Last Friday’s event culminated a week long focus on management issues implemented since the new PMA was launched in Kansas City one year ago. Other highlights from last week included:
- A set of panel discussions led off by DDM Weichert, Federal CIO Suzette Kent, and GSA Administrator Emily Murphy at the National Academy of Public Administration (NAPA).
- The release of a bookby NAPA with reflections on the PMA, edited by NAPA Fellow Alan Balutis with chapters written by 13 fellows (including a chapter on IT modernization that I was honored to contribute), and a Foreword from the DDM.
- The launch of the Government to University (G2U) initiative led by the Volcker Alliance, which will bring together people, skills, and research from a network of universities around the country connected to local, state and national governments in a manner very consistent with the PMA priority for a Government Effectiveness Advanced Research (GEAR) Center; the first two G2U sites are in Austin and, appropriate to the establishment of the PMA last year, Kansas City (here are more details from my colleague John Kamensky).
- And kicking off the week was the release of the Analytical Perspectives document from OMB as part of the President’s Budget, which includes significant detail on the PMA and other management efforts especially in Chapter 6 on evidence and effectiveness, Chapter 7 on workforce, and Chapter 19 on technology.
The coalescence of these and related management priorities expand efforts of government working with industry, non-profit, and academic counterparts to ideate, pilot, implement, and share effective practices – which agencies leverage every day to deliver thousands of services and provide countless information resources that help and inform the nation. Given the successful leadership, governance, an implementation during the current PMA’s first year, the second year will certainly bring see continued management progress.
DDM Weichert noted in her remarks at NAPA that the current PMA builds on work of many past and present management leaders, a point echoed in one of the panel sessions by Dave Mader, who served as the OMB Controller in the last Administration. The progression of initiatives introduced through President’s Management Agendas represents an important, bipartisan tradition – an era lasting over two decades, in which one administration has handed the management baton off to the next, who has then expanded and added to the PMA. Reflecting back on this progression, clear patterns emerge:
- The 1990s. The National Partnership for Reinventing Government brought together teams of change agents under the auspices of the Vice President, who worked with OMB to develop and pilot numerous management reforms to modernize government. One of those initiatives was the development of the first web portal for the US Government, FirstGov, which continues today as USA.Gov.
- The 2000s.The first formal President’s Management Agenda was introduced in 2001, led by OMB and the President’s Management Council, and focused many initiatives from NPR into five strategic areas of reform:
- Implementing Electronic Government;
- Strengthening Human Capital;
- Integrating Performance Information with Budget Decisionmaking;
- Improving Financial Management; and
- Modernizing Acquisition through Competitive Sourcing.
The first three of these priority areas laid a foundation for current PMA priorities around IT Modernization, Workforce Improvement, and overall performance; the last two have evolved to inform other PMA initiatives that focus on reducing improper payments and implementing category management to help agencies procure more effectively.

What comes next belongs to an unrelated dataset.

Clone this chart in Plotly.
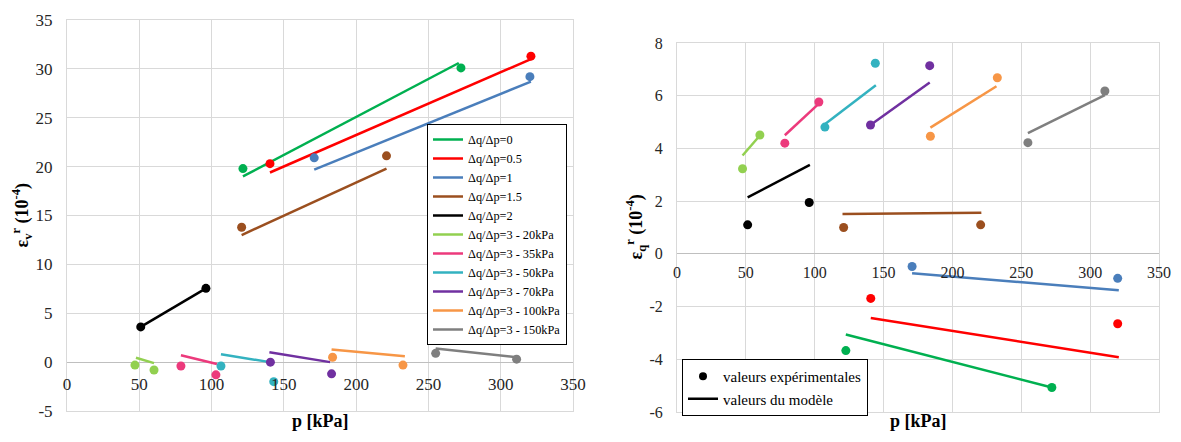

- The 2010s. The next PMA, built over several years beginning in 2009, centered on efforts to make the setting of priority goals more systematic and part of overall agency budget, strategic planning, and performance management activities. The development of “Cross-Agency Priority” (CAP) Goals through as a high-level, government wide process to focus on key challenges was introduced, bolstered by a revised management statute (the GPRA Modernization Act of 2010). Also established were many more "agency priority goals" (APGs) that focused on mission areas for individual departments and agencies, such as the Department of Veterans' Affairs goal to increase trust among veterans by improving their experience in working with that agency.
Among the CAP Goals of this period were “Delivering Smarter IT”, “Buying As One Through Category Management”. “Expanding Shared Services to Increase Quality”, and “Bridging the Barriers from Lab to Market” – each of which (and several others) have continued into the current PMA (for more information, see the 2017 IBM Center report on Cross-Agency Priority Goals).

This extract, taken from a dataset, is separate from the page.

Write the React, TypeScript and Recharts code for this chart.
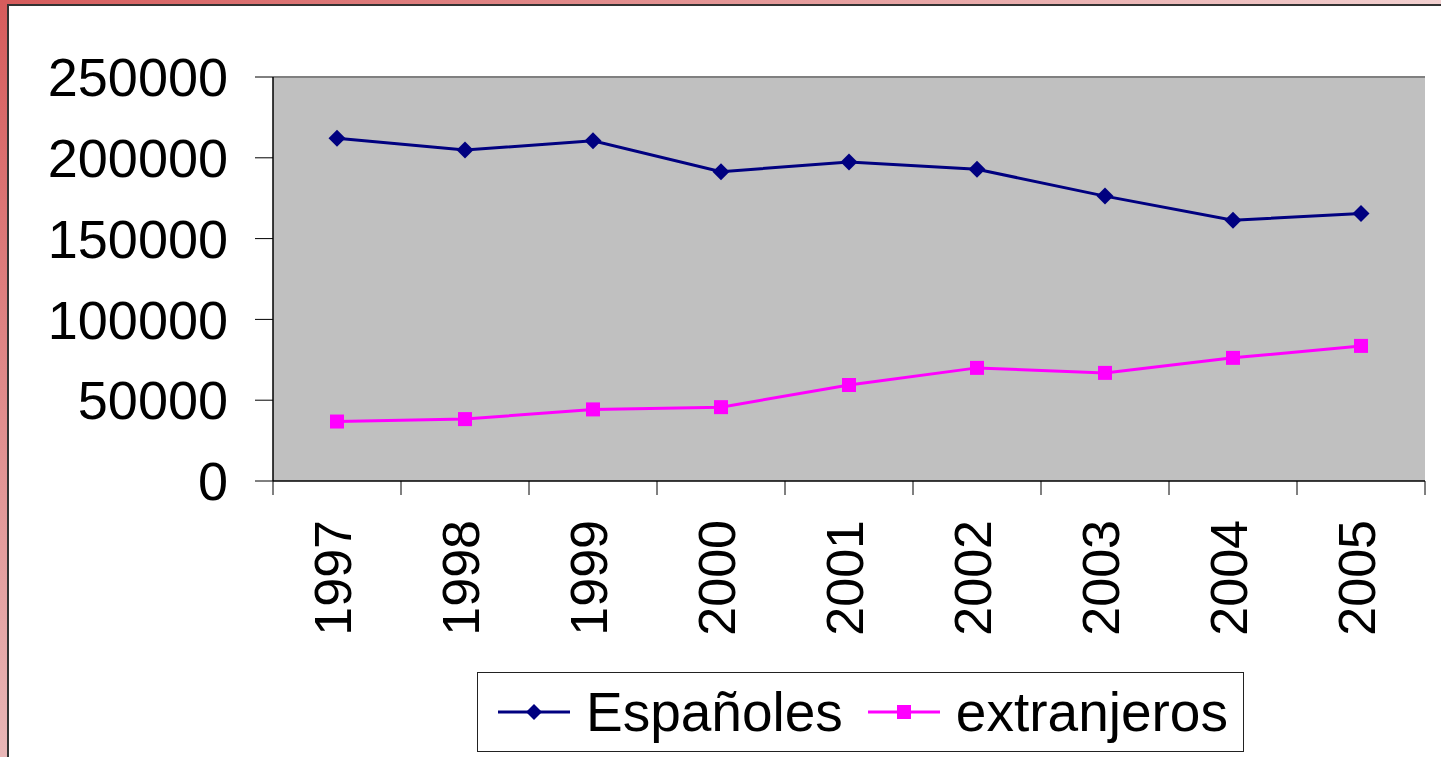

The current PMA – celebrated over past week and implemented over the past year -- builds on and enhances efforts that occurred over two decades, and importantly adds data as a core goal for government management. This work is often unnoticed by citizens who have little daily contact with government -- though who daily depend on government management, whether driving on interstate highways in cars that meet government-issued safety standards, traveling to national parks that are well maintained by skilled government park staff, or receiving social services delivered by caring professionals who work in health, education, and similar agencies.
In the current PMA, OMB is leading efforts to raise awareness of the importance of management stewardship to improve government mission performance in serving the nation. This import results from an era of activities that continue to set the stage to build a government for the future that works effectively on behalf of the American people.